Begin with the first line of the material and copy each line word for word through the line that contains "const legendTicks = [-1, 0, 1];"; the pictures are left out.

+===+

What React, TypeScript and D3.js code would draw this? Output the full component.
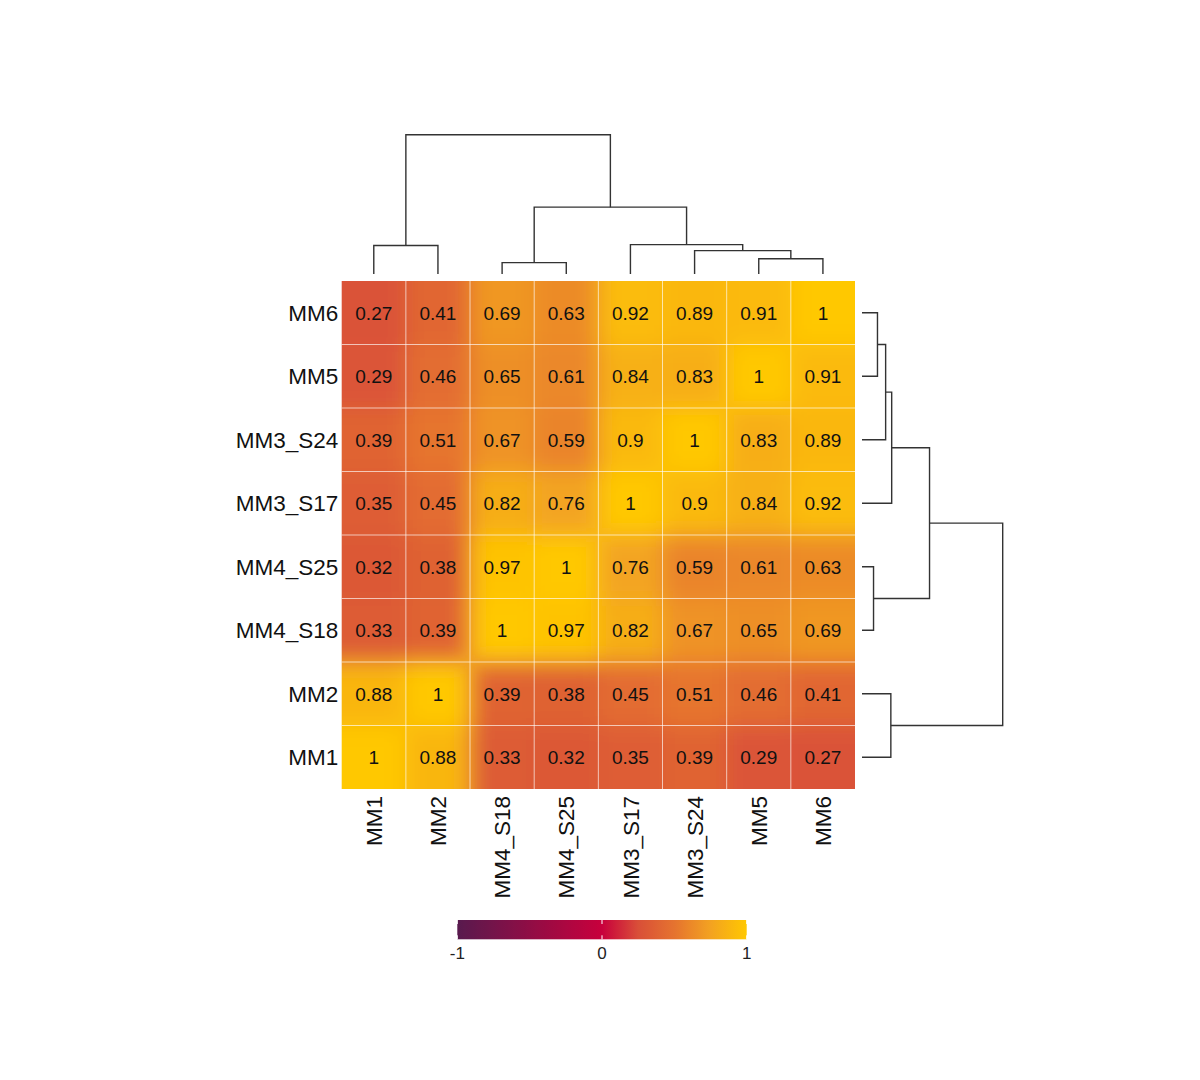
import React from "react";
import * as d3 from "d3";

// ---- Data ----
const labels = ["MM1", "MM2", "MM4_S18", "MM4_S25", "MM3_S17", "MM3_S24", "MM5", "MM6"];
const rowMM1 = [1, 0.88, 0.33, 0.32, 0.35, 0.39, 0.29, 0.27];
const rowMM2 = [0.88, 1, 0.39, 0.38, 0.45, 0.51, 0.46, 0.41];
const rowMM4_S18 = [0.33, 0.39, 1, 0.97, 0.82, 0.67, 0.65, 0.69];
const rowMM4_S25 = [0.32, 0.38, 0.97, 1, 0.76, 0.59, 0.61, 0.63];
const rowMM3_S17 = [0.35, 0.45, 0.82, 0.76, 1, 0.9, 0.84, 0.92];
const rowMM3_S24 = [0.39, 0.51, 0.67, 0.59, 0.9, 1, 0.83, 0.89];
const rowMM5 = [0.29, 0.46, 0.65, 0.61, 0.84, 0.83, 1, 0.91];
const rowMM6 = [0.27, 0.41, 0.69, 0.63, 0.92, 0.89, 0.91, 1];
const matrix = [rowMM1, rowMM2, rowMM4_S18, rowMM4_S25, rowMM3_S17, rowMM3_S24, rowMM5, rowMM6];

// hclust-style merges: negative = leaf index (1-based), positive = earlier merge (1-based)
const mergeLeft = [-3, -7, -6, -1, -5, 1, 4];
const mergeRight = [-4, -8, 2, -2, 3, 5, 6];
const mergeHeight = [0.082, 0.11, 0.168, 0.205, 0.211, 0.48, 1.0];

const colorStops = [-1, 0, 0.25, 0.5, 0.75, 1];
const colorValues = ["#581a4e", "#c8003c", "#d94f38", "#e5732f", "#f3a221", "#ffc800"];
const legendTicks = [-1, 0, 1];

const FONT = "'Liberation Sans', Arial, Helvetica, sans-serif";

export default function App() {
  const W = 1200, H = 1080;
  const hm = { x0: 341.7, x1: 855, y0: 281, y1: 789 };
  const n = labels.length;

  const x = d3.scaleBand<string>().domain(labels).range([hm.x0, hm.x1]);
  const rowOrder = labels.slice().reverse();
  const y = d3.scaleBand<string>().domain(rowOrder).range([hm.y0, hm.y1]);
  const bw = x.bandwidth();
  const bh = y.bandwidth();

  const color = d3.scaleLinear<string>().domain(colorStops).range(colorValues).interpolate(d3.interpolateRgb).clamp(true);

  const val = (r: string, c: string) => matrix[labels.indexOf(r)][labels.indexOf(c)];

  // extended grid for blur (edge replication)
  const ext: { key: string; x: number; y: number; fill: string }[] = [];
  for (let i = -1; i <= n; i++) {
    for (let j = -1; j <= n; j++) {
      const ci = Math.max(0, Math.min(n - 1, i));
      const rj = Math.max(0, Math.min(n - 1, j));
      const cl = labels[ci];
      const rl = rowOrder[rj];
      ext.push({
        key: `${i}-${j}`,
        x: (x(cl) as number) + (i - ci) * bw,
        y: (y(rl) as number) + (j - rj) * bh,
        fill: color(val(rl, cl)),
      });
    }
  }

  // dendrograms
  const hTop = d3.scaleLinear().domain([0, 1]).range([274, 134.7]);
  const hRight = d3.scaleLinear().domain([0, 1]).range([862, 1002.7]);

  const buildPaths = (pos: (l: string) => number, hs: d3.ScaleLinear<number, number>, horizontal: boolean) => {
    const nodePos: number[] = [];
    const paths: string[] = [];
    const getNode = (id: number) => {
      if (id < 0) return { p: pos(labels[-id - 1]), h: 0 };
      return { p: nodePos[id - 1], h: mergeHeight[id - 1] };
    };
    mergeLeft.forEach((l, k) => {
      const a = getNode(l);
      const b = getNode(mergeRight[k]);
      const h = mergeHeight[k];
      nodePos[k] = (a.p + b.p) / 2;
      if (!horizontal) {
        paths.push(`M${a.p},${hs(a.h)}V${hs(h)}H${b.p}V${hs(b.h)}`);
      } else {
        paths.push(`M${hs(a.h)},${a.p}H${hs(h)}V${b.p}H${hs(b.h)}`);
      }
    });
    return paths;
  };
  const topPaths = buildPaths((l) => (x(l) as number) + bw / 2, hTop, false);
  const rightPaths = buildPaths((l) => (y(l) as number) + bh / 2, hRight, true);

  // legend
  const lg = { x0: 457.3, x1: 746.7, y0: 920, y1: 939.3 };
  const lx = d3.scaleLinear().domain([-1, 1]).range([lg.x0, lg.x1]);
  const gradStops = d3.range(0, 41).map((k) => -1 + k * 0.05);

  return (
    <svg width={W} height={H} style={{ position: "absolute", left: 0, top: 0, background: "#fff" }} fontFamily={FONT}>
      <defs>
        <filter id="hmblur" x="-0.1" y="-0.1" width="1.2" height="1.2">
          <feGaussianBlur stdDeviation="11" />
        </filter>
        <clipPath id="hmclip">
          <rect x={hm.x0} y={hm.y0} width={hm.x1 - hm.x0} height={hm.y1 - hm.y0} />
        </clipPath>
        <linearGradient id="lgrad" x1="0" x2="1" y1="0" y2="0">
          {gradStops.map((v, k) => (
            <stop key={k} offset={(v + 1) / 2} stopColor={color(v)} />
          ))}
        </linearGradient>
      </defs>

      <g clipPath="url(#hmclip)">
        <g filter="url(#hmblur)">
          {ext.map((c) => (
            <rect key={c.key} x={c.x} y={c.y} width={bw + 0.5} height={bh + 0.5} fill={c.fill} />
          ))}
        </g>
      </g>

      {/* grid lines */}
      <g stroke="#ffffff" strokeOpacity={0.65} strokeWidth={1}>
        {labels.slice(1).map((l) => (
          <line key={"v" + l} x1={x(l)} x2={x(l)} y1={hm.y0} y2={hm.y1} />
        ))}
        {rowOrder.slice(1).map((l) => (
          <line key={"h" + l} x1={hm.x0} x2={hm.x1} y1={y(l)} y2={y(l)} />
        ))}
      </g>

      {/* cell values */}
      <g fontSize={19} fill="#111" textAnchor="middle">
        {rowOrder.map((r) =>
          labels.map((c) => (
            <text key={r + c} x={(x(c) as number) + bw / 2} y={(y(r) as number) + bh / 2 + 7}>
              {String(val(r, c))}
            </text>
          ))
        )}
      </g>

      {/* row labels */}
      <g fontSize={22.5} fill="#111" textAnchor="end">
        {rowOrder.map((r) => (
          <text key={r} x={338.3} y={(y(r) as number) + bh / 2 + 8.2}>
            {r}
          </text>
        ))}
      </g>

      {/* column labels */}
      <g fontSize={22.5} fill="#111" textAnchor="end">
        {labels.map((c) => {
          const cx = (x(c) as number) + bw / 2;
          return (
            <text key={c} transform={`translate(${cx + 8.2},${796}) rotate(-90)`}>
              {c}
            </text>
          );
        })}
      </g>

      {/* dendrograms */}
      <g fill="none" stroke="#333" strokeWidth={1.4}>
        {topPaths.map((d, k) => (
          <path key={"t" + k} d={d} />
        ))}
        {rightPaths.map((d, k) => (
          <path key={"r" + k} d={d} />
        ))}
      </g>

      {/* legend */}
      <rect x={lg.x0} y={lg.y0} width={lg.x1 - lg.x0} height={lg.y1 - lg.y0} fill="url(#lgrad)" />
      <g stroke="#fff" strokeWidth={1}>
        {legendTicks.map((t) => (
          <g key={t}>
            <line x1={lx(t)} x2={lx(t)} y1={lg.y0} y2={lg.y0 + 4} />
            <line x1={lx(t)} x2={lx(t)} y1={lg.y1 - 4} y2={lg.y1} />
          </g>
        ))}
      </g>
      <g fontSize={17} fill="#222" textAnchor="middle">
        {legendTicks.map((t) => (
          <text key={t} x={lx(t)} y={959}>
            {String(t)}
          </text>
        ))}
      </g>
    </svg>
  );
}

+===+

**Response**.
What React, TypeScript and D3.js code would draw this? Output the full component.
import React from "react";
import * as d3 from "d3";

// ---- Data ----
const labels = ["MM1", "MM2", "MM4_S18", "MM4_S25", "MM3_S17", "MM3_S24", "MM5", "MM6"];
const rowMM1 = [1, 0.88, 0.33, 0.32, 0.35, 0.39, 0.29, 0.27];
const rowMM2 = [0.88, 1, 0.39, 0.38, 0.45, 0.51, 0.46, 0.41];
const rowMM4_S18 = [0.33, 0.39, 1, 0.97, 0.82, 0.67, 0.65, 0.69];
const rowMM4_S25 = [0.32, 0.38, 0.97, 1, 0.76, 0.59, 0.61, 0.63];
const rowMM3_S17 = [0.35, 0.45, 0.82, 0.76, 1, 0.9, 0.84, 0.92];
const rowMM3_S24 = [0.39, 0.51, 0.67, 0.59, 0.9, 1, 0.83, 0.89];
const rowMM5 = [0.29, 0.46, 0.65, 0.61, 0.84, 0.83, 1, 0.91];
const rowMM6 = [0.27, 0.41, 0.69, 0.63, 0.92, 0.89, 0.91, 1];
const matrix = [rowMM1, rowMM2, rowMM4_S18, rowMM4_S25, rowMM3_S17, rowMM3_S24, rowMM5, rowMM6];

// hclust-style merges: negative = leaf index (1-based), positive = earlier merge (1-based)
const mergeLeft = [-3, -7, -6, -1, -5, 1, 4];
const mergeRight = [-4, -8, 2, -2, 3, 5, 6];
const mergeHeight = [0.082, 0.11, 0.168, 0.205, 0.211, 0.48, 1.0];

const colorStops = [-1, 0, 0.25, 0.5, 0.75, 1];
const colorValues = ["#581a4e", "#c8003c", "#d94f38", "#e5732f", "#f3a221", "#ffc800"];
const legendTicks = [-1, 0, 1];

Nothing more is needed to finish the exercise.